What few people have considered about the demise of the surplus is where it has gone. Some people have seen $300 refund checks appear in their mailboxes, while others have received nothing. The heftiest portion of Bush's tax cut went to the wealthiest 1% of tax payers, people who have no need for more money and to whom a $300 refund check is insignificant in relation to their income. The top 1% of Americans, who pay 21% of the tax revenue, will receive 43% of the benefits.

Something else to consider is that the checks sent out by the Bush administration are not 300 more dollars being returned to the tax payer, but an advance on the tax savings you may or may not receive when you file your 2001 income tax return in April of next year. The $300, or however much was sent, will be drawn from your tax refund check next year. When Bush says that the surplus is your money, he isn't lying.

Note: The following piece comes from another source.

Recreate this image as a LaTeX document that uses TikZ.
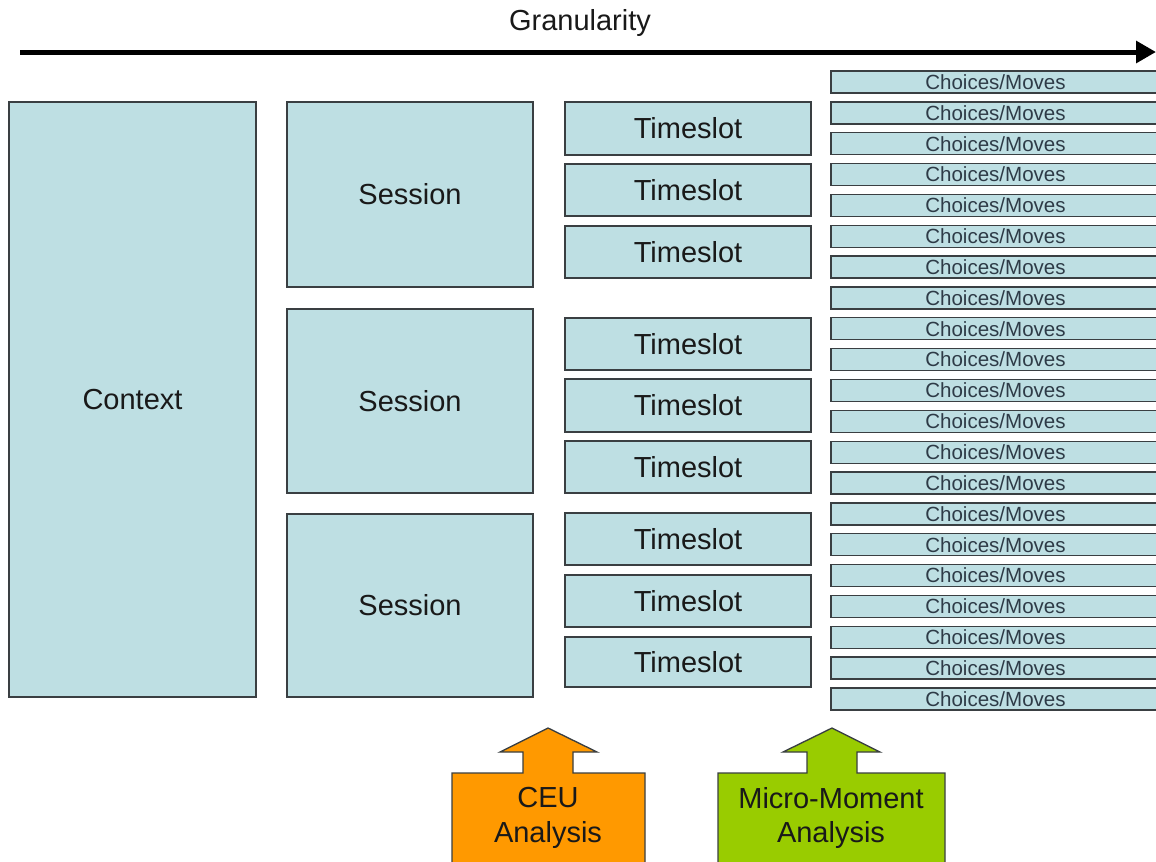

Moreover, the income tax is not the tax that most affects the poor and lower-middle class. Payroll taxes affect the working poor and many blue-collar workers more than the income tax. True tax relief for workers would have been better implemented through a cut in federal withholding of payroll taxes. The Bush White House is not unaware of payroll taxes, but in fact ordered a change in how the withholdings are calculated to give themselves a little more breathing room in calculating the surplus.

The recalculation, which is the first in the history of payroll taxes, offered no relief to workers, but instead used them as pawns to support the income tax cut. One third of American workers, those with the lowest earnings, pay no income taxes. They do pay the Social Security and federal health insurance taxes, which are the two sources of federal income most responsible for the current budget surplus. The surplus was paid for with the earnings of lower-class salaried workers and they are the ones receiving no benefit from it.